start

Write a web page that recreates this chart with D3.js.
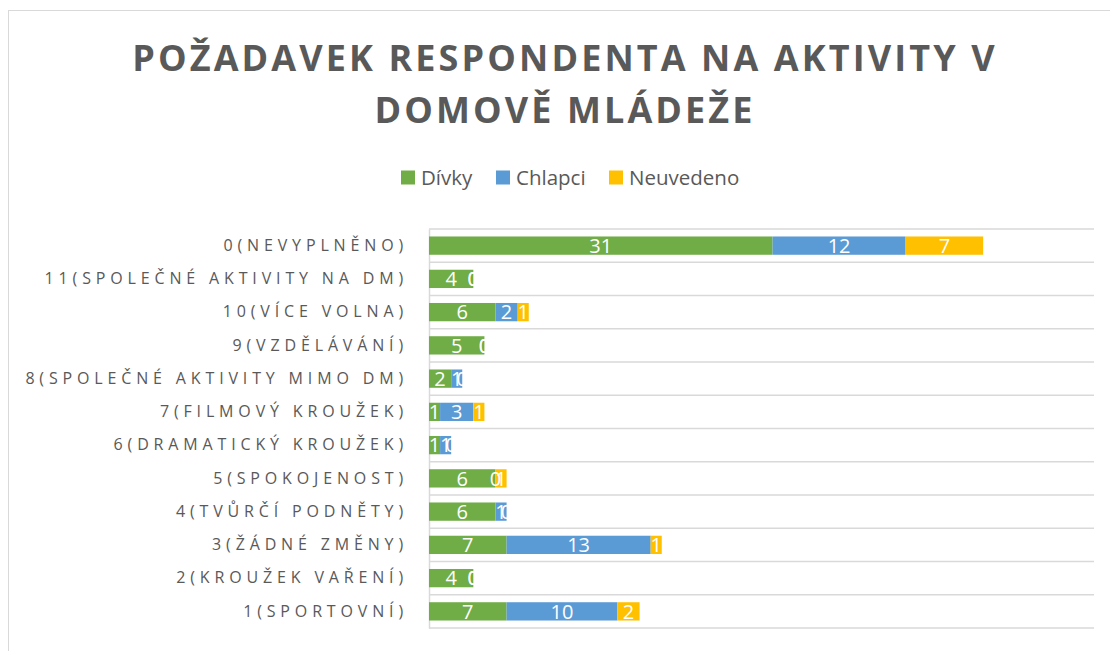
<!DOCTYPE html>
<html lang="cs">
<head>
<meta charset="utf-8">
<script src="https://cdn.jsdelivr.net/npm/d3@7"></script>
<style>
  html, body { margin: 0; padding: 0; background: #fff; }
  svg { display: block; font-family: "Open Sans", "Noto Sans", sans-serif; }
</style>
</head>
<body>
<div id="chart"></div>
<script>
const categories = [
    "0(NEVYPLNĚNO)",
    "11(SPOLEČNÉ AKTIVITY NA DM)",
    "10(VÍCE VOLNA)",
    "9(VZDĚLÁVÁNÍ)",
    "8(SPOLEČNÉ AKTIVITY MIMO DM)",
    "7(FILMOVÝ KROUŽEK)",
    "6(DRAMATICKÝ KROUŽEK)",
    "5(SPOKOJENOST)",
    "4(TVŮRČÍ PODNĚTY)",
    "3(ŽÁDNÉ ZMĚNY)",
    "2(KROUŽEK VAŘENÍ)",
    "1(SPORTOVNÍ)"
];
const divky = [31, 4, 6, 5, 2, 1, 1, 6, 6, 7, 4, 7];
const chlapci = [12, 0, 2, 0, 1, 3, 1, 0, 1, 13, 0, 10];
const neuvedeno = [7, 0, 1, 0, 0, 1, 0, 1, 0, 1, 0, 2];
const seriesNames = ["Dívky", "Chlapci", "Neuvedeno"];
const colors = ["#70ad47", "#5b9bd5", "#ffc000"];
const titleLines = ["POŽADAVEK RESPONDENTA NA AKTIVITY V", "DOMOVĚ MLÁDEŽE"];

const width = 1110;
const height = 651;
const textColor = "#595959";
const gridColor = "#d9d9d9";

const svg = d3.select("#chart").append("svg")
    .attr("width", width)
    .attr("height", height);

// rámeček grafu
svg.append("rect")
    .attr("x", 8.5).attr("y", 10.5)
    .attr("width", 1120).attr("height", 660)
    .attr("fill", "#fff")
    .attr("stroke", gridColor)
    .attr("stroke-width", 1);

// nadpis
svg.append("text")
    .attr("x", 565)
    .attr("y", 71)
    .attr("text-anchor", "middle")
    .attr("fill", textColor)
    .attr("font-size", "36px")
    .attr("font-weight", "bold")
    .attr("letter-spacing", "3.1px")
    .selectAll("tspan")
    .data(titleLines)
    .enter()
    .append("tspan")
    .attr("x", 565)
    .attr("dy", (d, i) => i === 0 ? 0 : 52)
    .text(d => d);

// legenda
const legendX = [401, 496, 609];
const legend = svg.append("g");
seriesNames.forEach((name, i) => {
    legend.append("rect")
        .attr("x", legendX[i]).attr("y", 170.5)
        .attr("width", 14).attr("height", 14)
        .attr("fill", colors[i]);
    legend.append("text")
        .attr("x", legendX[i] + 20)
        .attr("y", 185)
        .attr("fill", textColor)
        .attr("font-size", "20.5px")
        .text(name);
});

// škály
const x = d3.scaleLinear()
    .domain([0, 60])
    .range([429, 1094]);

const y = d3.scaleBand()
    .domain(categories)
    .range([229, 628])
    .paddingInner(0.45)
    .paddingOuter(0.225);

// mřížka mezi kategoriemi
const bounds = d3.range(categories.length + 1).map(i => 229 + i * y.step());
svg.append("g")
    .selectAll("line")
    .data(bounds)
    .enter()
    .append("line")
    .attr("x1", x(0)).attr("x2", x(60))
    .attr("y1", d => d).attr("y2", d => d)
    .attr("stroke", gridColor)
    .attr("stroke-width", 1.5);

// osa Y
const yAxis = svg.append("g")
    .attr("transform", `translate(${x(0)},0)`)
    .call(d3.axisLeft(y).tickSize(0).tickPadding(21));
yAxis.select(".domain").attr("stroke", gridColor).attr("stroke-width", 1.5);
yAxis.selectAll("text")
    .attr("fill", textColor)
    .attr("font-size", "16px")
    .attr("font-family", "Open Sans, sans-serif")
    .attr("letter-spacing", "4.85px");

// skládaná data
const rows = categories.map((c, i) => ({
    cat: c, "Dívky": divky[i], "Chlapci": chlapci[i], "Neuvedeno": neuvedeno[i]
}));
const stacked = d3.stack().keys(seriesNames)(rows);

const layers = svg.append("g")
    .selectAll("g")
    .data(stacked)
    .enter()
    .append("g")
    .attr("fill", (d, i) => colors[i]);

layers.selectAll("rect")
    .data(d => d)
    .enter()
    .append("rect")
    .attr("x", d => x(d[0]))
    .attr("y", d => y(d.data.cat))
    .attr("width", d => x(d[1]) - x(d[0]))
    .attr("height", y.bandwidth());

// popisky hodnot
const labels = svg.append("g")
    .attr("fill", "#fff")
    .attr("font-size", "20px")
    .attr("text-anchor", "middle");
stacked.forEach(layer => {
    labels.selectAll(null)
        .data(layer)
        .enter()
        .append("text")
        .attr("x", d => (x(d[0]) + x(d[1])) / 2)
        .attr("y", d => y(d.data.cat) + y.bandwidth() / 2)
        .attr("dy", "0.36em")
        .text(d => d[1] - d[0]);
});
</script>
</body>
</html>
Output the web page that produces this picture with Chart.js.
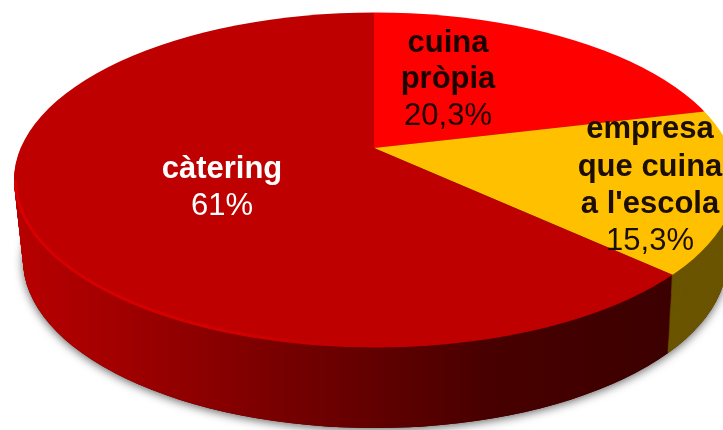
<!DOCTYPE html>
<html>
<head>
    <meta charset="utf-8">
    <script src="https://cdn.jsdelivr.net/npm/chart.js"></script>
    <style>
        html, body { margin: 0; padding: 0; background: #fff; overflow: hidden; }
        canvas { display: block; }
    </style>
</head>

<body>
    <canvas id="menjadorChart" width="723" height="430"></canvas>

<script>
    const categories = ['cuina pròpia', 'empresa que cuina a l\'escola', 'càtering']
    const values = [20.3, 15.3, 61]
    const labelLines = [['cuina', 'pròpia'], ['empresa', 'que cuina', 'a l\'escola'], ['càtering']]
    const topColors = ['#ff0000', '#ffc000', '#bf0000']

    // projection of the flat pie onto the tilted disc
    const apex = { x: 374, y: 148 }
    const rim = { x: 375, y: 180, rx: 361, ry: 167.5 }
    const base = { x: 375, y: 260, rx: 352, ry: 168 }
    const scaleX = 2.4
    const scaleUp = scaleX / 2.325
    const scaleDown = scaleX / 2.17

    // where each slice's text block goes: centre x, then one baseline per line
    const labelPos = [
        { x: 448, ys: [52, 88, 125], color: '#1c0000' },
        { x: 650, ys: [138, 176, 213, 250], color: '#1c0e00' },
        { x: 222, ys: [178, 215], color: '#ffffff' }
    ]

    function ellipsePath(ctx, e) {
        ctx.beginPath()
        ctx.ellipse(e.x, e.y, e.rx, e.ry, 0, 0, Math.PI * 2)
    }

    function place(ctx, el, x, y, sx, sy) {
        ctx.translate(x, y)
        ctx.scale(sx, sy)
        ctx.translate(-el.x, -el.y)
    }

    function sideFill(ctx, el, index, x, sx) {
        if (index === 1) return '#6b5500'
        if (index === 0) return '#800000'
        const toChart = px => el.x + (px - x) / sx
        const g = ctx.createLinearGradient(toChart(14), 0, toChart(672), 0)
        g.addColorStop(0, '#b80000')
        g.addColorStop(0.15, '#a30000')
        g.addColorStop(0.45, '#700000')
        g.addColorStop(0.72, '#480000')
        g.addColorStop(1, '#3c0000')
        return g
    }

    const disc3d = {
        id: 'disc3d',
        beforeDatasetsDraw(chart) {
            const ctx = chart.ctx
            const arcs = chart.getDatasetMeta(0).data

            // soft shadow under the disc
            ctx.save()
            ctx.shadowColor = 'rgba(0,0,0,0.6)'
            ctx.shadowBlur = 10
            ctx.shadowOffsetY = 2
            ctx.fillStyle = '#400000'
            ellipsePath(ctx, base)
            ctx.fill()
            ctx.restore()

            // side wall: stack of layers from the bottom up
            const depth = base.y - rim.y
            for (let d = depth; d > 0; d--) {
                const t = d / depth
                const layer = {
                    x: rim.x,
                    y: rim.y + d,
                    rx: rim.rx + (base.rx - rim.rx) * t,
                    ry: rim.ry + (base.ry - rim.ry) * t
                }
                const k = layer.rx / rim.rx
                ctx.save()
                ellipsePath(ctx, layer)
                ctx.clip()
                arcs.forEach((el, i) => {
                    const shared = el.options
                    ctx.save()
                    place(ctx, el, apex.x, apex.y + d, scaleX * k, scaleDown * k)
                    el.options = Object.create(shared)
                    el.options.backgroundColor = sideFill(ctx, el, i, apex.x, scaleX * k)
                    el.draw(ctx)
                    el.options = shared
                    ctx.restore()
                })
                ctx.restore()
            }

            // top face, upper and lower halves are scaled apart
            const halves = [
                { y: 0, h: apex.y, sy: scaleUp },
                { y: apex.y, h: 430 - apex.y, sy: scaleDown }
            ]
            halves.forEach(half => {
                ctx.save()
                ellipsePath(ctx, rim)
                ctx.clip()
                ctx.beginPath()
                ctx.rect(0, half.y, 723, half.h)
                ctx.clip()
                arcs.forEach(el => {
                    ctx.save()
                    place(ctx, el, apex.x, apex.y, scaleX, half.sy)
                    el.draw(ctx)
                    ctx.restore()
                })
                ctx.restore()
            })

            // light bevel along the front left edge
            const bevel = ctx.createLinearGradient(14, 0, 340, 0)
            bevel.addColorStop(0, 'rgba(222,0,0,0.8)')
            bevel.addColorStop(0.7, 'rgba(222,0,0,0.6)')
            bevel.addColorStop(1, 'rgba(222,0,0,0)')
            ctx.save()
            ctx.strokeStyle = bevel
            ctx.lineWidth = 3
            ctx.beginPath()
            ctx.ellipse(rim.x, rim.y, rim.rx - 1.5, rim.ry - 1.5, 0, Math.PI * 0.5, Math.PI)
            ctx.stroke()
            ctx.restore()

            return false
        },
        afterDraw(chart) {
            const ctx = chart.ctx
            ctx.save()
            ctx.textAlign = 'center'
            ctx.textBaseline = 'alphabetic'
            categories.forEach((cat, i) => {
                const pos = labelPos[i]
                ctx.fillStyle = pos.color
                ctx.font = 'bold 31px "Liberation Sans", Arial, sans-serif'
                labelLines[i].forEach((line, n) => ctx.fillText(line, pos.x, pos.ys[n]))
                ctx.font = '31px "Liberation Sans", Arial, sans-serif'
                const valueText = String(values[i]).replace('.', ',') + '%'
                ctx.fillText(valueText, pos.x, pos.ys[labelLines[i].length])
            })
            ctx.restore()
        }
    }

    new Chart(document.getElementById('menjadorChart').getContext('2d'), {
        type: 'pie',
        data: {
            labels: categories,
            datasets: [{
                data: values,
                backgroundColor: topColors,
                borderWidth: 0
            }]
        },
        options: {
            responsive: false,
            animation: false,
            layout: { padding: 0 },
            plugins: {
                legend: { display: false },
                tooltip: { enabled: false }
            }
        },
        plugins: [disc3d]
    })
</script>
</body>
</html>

end

The string "page" may appear in lines of the listing above; tally those lines and give the number only.

2